WHAT YOU NEED TO DO:
Omit all pictures and transcribe only the lines in the entries below that run from the line with "Convert this chart" through the line with "-3.5, 3.5, 7.5];".

EXERCISE MATERIALS:

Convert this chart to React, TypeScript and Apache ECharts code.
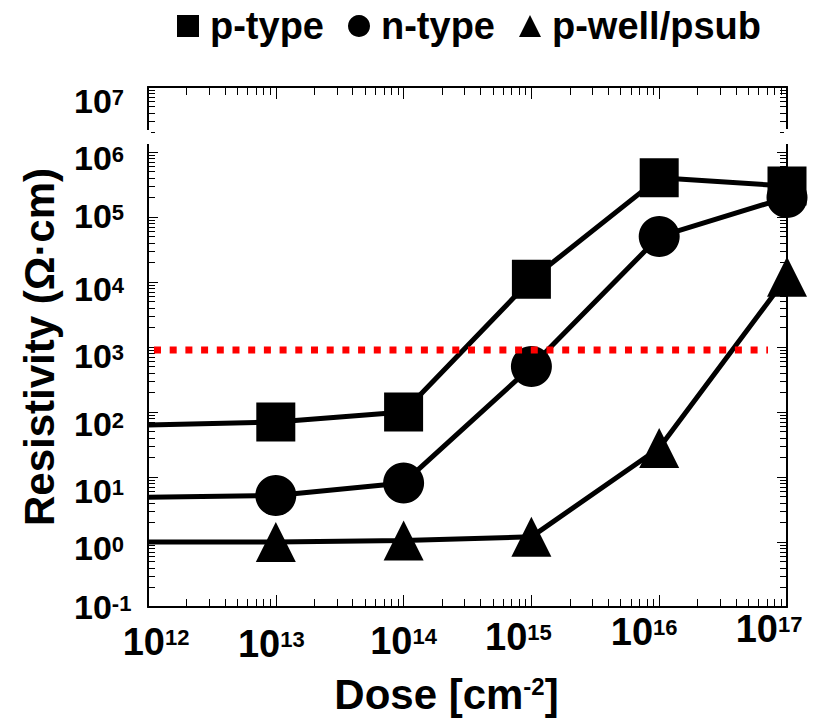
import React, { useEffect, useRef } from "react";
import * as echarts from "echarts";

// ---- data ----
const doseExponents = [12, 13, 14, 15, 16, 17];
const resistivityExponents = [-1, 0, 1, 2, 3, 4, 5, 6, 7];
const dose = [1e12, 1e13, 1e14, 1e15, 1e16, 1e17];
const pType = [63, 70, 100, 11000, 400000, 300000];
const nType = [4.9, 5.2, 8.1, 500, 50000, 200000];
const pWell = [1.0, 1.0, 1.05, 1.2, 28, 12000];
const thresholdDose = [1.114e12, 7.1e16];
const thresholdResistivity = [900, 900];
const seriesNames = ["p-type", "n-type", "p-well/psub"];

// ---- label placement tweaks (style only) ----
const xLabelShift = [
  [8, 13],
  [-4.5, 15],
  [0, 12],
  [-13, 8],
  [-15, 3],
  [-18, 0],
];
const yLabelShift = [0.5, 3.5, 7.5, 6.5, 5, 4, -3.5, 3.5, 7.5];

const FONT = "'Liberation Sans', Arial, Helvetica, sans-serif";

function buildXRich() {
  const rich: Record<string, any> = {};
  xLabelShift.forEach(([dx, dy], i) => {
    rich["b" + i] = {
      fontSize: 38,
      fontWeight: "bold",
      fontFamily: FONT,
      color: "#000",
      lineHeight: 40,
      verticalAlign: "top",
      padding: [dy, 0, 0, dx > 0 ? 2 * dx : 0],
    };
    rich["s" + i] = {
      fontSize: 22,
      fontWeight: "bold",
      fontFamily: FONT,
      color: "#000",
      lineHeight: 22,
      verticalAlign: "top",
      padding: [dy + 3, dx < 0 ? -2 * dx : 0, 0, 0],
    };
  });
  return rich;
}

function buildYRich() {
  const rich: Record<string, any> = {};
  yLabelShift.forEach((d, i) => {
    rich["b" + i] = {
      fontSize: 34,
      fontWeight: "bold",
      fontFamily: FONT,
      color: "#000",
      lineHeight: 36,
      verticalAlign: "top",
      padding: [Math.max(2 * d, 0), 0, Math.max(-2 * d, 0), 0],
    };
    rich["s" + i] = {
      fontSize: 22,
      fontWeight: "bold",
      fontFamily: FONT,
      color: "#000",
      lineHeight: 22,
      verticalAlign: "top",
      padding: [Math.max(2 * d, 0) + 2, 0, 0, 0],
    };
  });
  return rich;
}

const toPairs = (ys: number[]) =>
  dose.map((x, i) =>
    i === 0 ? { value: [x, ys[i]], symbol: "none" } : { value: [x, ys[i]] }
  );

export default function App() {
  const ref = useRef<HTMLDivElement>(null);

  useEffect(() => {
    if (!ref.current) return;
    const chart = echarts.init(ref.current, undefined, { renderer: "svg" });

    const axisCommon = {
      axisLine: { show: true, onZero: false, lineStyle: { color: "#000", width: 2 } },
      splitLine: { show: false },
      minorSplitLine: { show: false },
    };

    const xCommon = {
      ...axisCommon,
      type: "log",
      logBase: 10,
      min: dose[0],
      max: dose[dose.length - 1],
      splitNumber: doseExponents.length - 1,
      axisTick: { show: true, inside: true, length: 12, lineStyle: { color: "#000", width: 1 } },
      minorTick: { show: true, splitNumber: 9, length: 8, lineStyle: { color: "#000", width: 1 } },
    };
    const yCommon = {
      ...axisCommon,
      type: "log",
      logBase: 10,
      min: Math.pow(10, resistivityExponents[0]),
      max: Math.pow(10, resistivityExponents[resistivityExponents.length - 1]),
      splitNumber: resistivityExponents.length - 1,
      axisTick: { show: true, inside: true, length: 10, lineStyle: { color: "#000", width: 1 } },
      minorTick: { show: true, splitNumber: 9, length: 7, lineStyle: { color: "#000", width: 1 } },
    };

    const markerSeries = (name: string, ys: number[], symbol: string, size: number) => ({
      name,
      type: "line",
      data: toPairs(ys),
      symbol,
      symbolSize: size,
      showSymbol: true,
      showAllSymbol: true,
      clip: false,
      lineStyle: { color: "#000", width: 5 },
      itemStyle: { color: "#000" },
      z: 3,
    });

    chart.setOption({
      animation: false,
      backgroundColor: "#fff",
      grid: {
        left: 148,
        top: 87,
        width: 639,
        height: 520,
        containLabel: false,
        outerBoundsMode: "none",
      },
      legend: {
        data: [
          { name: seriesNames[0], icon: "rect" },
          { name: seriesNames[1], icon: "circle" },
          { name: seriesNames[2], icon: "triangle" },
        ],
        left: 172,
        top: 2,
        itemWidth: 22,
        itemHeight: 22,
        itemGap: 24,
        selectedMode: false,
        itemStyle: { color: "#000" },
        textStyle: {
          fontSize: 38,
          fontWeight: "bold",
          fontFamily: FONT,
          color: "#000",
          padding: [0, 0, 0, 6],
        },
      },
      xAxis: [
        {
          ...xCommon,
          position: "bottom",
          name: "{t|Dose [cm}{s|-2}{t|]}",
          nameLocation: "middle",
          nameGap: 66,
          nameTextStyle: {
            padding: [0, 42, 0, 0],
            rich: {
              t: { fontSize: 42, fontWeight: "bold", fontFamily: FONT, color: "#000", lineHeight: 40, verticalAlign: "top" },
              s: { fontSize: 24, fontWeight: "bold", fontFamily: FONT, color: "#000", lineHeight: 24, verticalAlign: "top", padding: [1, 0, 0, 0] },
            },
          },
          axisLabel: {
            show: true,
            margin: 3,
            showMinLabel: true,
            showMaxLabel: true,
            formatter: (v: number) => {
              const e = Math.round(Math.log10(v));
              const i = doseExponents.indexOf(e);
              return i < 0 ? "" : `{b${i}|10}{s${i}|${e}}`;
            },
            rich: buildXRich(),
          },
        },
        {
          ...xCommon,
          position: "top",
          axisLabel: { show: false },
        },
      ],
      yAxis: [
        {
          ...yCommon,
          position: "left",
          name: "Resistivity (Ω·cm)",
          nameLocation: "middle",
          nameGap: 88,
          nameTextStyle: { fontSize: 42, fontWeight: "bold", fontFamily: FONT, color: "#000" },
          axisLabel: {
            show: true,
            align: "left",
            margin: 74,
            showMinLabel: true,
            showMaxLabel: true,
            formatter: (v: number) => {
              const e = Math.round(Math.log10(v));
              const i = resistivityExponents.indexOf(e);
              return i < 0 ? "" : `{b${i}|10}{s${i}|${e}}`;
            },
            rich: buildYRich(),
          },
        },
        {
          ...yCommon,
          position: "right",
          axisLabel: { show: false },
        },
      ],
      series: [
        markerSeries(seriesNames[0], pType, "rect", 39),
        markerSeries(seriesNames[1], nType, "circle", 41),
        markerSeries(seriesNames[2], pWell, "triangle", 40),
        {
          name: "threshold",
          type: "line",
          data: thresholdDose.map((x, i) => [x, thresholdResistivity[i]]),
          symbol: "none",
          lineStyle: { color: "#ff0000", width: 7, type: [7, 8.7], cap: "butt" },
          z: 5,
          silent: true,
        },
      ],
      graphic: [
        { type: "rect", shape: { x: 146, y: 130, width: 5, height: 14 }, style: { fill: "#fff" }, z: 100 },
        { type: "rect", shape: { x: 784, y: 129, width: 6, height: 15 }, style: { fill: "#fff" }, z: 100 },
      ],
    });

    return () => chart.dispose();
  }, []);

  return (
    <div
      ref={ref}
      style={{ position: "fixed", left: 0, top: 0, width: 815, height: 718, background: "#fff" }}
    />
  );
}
...
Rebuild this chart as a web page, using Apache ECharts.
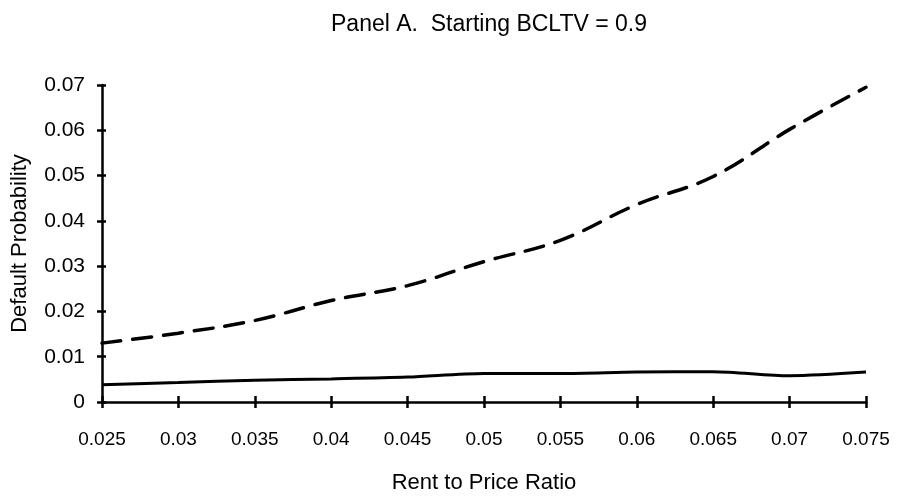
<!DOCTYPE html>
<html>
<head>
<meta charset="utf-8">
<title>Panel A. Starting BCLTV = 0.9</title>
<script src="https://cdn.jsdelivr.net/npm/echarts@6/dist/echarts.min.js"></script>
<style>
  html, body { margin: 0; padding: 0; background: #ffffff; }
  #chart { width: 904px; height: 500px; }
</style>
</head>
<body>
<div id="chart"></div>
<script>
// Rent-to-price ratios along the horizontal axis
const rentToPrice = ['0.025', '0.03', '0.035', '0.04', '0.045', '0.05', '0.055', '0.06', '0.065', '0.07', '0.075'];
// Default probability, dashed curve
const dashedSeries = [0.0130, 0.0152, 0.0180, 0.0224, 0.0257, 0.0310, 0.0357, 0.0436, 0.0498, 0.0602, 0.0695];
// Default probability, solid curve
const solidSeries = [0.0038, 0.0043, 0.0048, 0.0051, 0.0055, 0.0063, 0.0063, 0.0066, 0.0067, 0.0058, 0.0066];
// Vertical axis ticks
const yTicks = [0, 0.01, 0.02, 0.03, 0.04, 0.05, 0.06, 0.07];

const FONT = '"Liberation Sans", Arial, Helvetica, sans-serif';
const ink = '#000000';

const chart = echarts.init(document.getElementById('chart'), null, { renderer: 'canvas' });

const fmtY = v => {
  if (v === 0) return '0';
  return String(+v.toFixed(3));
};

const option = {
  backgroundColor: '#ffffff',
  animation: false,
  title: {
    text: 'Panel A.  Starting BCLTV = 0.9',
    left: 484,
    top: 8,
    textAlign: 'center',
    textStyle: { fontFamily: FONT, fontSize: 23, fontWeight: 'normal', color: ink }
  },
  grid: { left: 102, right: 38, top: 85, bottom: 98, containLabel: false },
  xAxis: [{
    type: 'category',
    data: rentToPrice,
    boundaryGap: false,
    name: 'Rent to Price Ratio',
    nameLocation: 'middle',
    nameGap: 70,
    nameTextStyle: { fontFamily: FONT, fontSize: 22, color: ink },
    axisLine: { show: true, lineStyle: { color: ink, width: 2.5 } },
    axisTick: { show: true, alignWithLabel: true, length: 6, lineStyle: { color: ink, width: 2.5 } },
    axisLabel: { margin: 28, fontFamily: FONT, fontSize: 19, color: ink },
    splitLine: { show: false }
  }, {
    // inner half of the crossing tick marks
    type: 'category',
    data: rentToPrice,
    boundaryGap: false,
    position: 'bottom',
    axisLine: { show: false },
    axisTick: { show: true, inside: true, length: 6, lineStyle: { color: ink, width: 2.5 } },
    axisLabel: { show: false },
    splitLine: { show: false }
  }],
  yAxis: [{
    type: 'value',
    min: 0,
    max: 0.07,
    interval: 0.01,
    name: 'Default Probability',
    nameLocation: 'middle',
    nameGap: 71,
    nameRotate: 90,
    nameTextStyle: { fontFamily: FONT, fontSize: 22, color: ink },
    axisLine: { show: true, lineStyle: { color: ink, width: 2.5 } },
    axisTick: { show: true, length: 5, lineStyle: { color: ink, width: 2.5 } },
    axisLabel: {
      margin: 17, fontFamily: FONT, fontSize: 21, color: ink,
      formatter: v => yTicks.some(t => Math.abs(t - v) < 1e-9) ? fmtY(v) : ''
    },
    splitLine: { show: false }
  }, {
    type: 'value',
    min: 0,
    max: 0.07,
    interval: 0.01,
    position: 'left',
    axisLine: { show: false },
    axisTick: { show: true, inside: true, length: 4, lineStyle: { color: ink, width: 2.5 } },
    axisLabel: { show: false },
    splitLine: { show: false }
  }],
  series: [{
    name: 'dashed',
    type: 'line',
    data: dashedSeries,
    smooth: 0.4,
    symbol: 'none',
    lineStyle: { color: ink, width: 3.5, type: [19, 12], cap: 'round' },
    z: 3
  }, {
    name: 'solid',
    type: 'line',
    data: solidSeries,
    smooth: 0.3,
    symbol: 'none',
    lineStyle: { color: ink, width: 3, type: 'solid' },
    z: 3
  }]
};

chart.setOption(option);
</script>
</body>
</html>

WRITTEN ANSWER:
Convert this chart to React, TypeScript and Apache ECharts code.
import React, { useEffect, useRef } from "react";
import * as echarts from "echarts";

// ---- data ----
const doseExponents = [12, 13, 14, 15, 16, 17];
const resistivityExponents = [-1, 0, 1, 2, 3, 4, 5, 6, 7];
const dose = [1e12, 1e13, 1e14, 1e15, 1e16, 1e17];
const pType = [63, 70, 100, 11000, 400000, 300000];
const nType = [4.9, 5.2, 8.1, 500, 50000, 200000];
const pWell = [1.0, 1.0, 1.05, 1.2, 28, 12000];
const thresholdDose = [1.114e12, 7.1e16];
const thresholdResistivity = [900, 900];
const seriesNames = ["p-type", "n-type", "p-well/psub"];

// ---- label placement tweaks (style only) ----
const xLabelShift = [
  [8, 13],
  [-4.5, 15],
  [0, 12],
  [-13, 8],
  [-15, 3],
  [-18, 0],
];
const yLabelShift = [0.5, 3.5, 7.5, 6.5, 5, 4, -3.5, 3.5, 7.5];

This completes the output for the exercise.